Dynamic reservoir simulation models are used to predict reservoir performance, and to forecast production and ultimate recovery. Such simulation models are also used to match historic production. The success of such models depends critically on optimal gridding, particularly vertical definition and the choice of rock parameters, especially relative permeability. This paper compares simulation results as a function of utilising alternative relative permeability relationships as simulation input: Unaltered laboratory data Modified Brooks-Corey (MBC) relationships derived by fitting lab data (Lake,1989), including MBC and Sor extrapolation (Stiles, 1994) Relationships based on the more recently derived two-phase Modified Carman-Kozeny (2pMCK) formulation (Behrenbruch and Goda, 2006) For maximum clarity, comparisons are made on a single layer basis but covering a range of permeability and porosity values, and capillary pressure relationships are based on modelled lab data using the Modified Carman-Kozeny Purcell (MCKP) model (Goda and Behrenbruch, 2011).
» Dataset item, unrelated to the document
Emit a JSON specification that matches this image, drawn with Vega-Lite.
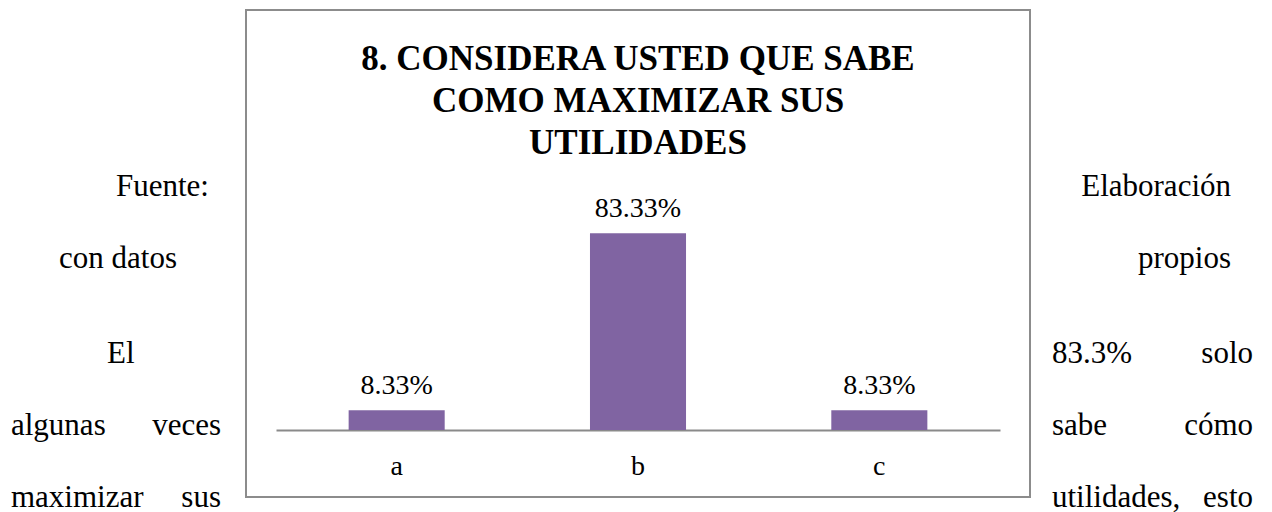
{
  "$schema": "https://vega.github.io/schema/vega-lite/v6.json",
  "padding": {"top": 9, "left": 0, "right": 0, "bottom": 0},
  "background": "white",
  "config": {"view": {"stroke": null}},
  "spacing": 0,
  "bounds": "flush",
  "datasets": {
    "barras": [
      {"opcion": "a", "porcentaje": 0.0833},
      {"opcion": "b", "porcentaje": 0.8333},
      {"opcion": "c", "porcentaje": 0.0833}
    ],
    "texto": [
      {"col": "izq", "parrafo": 1, "linea": 1, "lugar": "sangria", "texto": "Fuente:"},
      {"col": "izq", "parrafo": 1, "linea": 2, "lugar": "margen", "texto": "con datos"},
      {"col": "izq", "parrafo": 2, "linea": 3, "lugar": "sangria", "texto": "El"},
      {"col": "izq", "parrafo": 2, "linea": 4, "lugar": "margen", "texto": "algunas"},
      {"col": "izq", "parrafo": 2, "linea": 4, "lugar": "fin", "texto": "veces"},
      {"col": "izq", "parrafo": 2, "linea": 5, "lugar": "margen", "texto": "maximizar"},
      {"col": "izq", "parrafo": 2, "linea": 5, "lugar": "fin", "texto": "sus"},
      {"col": "der", "parrafo": 1, "linea": 1, "lugar": "fin", "texto": "Elaboración"},
      {"col": "der", "parrafo": 1, "linea": 2, "lugar": "fin", "texto": "propios"},
      {"col": "der", "parrafo": 2, "linea": 3, "lugar": "margen", "texto": "83.3%"},
      {"col": "der", "parrafo": 2, "linea": 3, "lugar": "fin", "texto": "solo"},
      {"col": "der", "parrafo": 2, "linea": 4, "lugar": "margen", "texto": "sabe"},
      {"col": "der", "parrafo": 2, "linea": 4, "lugar": "fin", "texto": "cómo"},
      {"col": "der", "parrafo": 2, "linea": 5, "lugar": "margen", "texto": "utilidades,"},
      {"col": "der", "parrafo": 2, "linea": 5, "lugar": "fin", "texto": "esto"}
    ]
  },
  "hconcat": [
    {
      "width": 246,
      "height": 503,
      "data": {"name": "texto"},
      "layer": [
        {
          "transform": [{"filter": "datum.col == 'izq' && datum.parrafo == 1 && datum.lugar != 'fin'"}],
          "mark": {"type": "text", "align": "left", "baseline": "alphabetic", "font": "Liberation Serif", "fontSize": 31, "color": "#000000"},
          "encoding": {
            "x": {"field": "lugar", "type": "nominal", "scale": {"type": "point", "domain": ["margen", "sangria"], "range": [59, 116], "padding": 0}, "axis": null},
            "y": {"field": "linea", "type": "ordinal", "scale": {"type": "point", "domain": [1, 2], "range": [186, 258], "padding": 0}, "axis": null},
            "text": {"field": "texto"}
          }
        },
        {
          "transform": [{"filter": "datum.col == 'izq' && datum.parrafo == 2 && datum.lugar != 'fin'"}],
          "mark": {"type": "text", "align": "left", "baseline": "alphabetic", "font": "Liberation Serif", "fontSize": 31, "color": "#000000"},
          "encoding": {
            "x": {"field": "lugar", "type": "nominal", "scale": {"type": "point", "domain": ["margen", "sangria"], "range": [11, 107], "padding": 0}, "axis": null},
            "y": {"field": "linea", "type": "ordinal", "scale": {"type": "point", "domain": [3, 4, 5], "range": [353, 497], "padding": 0}, "axis": null},
            "text": {"field": "texto"}
          }
        },
        {
          "transform": [{"filter": "datum.col == 'izq' && datum.parrafo == 2 && datum.lugar == 'fin'"}],
          "mark": {"type": "text", "align": "right", "baseline": "alphabetic", "font": "Liberation Serif", "fontSize": 31, "color": "#000000"},
          "encoding": {
            "x": {"field": "lugar", "type": "nominal", "scale": {"type": "point", "domain": ["fin"], "range": [221, 221], "padding": 0}, "axis": null},
            "y": {"field": "linea", "type": "ordinal", "scale": {"type": "point", "domain": [3, 4, 5], "range": [353, 497], "padding": 0}, "axis": null},
            "text": {"field": "texto"}
          }
        }
      ],
      "resolve": {"scale": {"x": "independent", "y": "independent"}}
    },
    {
      "width": 784,
      "height": 487,
      "view": {"stroke": "#8c8c8c", "strokeWidth": 2},
      "title": {
        "text": ["8. CONSIDERA USTED QUE SABE", "COMO MAXIMIZAR SUS", "UTILIDADES"],
        "font": "Liberation Serif",
        "fontWeight": "bold",
        "fontSize": 35,
        "lineHeight": 42,
        "anchor": "middle",
        "frame": "group",
        "orient": "top",
        "offset": -179,
        "baseline": "alphabetic",
        "color": "#000000"
      },
      "data": {"name": "barras"},
      "encoding": {
        "x": {
          "field": "opcion",
          "type": "nominal",
          "scale": {"type": "band", "range": [30, 754], "paddingInner": 0.602, "paddingOuter": 0.301},
          "axis": {
            "orient": "bottom",
            "offset": -67,
            "title": null,
            "grid": false,
            "ticks": false,
            "tickSize": 0,
            "domainColor": "#8a8a8a",
            "domainWidth": 2,
            "labelFont": "Liberation Serif",
            "labelFontSize": 28,
            "labelColor": "#000000",
            "labelAngle": 0,
            "labelPadding": 44,
            "labelBaseline": "alphabetic"
          }
        }
      },
      "layer": [
        {
          "mark": {"type": "bar", "color": "#8064A2"},
          "encoding": {
            "y": {"field": "porcentaje", "type": "quantitative", "scale": {"domain": [0, 1], "range": [420, 184]}, "axis": null}
          }
        },
        {
          "mark": {"type": "text", "baseline": "alphabetic", "dy": -16, "font": "Liberation Serif", "fontSize": 28, "color": "#000000"},
          "encoding": {
            "y": {"field": "porcentaje", "type": "quantitative"},
            "text": {"field": "porcentaje", "type": "quantitative", "format": ".2%"}
          }
        }
      ]
    },
    {
      "width": 242,
      "height": 503,
      "data": {"name": "texto"},
      "layer": [
        {
          "transform": [{"filter": "datum.col == 'der' && datum.parrafo == 1"}],
          "mark": {"type": "text", "align": "right", "baseline": "alphabetic", "font": "Liberation Serif", "fontSize": 31, "color": "#000000"},
          "encoding": {
            "x": {"field": "lugar", "type": "nominal", "scale": {"type": "point", "domain": ["fin"], "range": [201, 201], "padding": 0}, "axis": null},
            "y": {"field": "linea", "type": "ordinal", "scale": {"type": "point", "domain": [1, 2], "range": [186, 258], "padding": 0}, "axis": null},
            "text": {"field": "texto"}
          }
        },
        {
          "transform": [{"filter": "datum.col == 'der' && datum.parrafo == 2 && datum.lugar == 'margen'"}],
          "mark": {"type": "text", "align": "left", "baseline": "alphabetic", "font": "Liberation Serif", "fontSize": 31, "color": "#000000"},
          "encoding": {
            "x": {"field": "lugar", "type": "nominal", "scale": {"type": "point", "domain": ["margen"], "range": [22, 22], "padding": 0}, "axis": null},
            "y": {"field": "linea", "type": "ordinal", "scale": {"type": "point", "domain": [3, 4, 5], "range": [353, 497], "padding": 0}, "axis": null},
            "text": {"field": "texto"}
          }
        },
        {
          "transform": [{"filter": "datum.col == 'der' && datum.parrafo == 2 && datum.lugar == 'fin'"}],
          "mark": {"type": "text", "align": "right", "baseline": "alphabetic", "font": "Liberation Serif", "fontSize": 31, "color": "#000000"},
          "encoding": {
            "x": {"field": "lugar", "type": "nominal", "scale": {"type": "point", "domain": ["fin"], "range": [223, 223], "padding": 0}, "axis": null},
            "y": {"field": "linea", "type": "ordinal", "scale": {"type": "point", "domain": [3, 4, 5], "range": [353, 497], "padding": 0}, "axis": null},
            "text": {"field": "texto"}
          }
        }
      ],
      "resolve": {"scale": {"x": "independent", "y": "independent"}}
    }
  ]
}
Study results show that very different production responses may be realised, depending on the validity of original lab data and choice of modelled relationships deployed. It is concluded that the use of the 2pMCK model in combination with auxiliary investigative tools is optimal in rationalising lab data. Some tested plugs show the influence of heterogeneity, as well as procedural shortcomings and even plug failure. It is shown how such test results can be identified by the 2pMCK model and then optimally modified. In comparison with the MBC model, it is also evident that the use of Corey coefficients may at times be too prescriptive, and even flawed when it is assumed that exponents are only a function of wettability rather than also considering plug heterogeneity and possible lab issues. Relative permeability and capillary pressure data sets are taken from lab results for the Laminaria and Corallina fields, Timor Sea.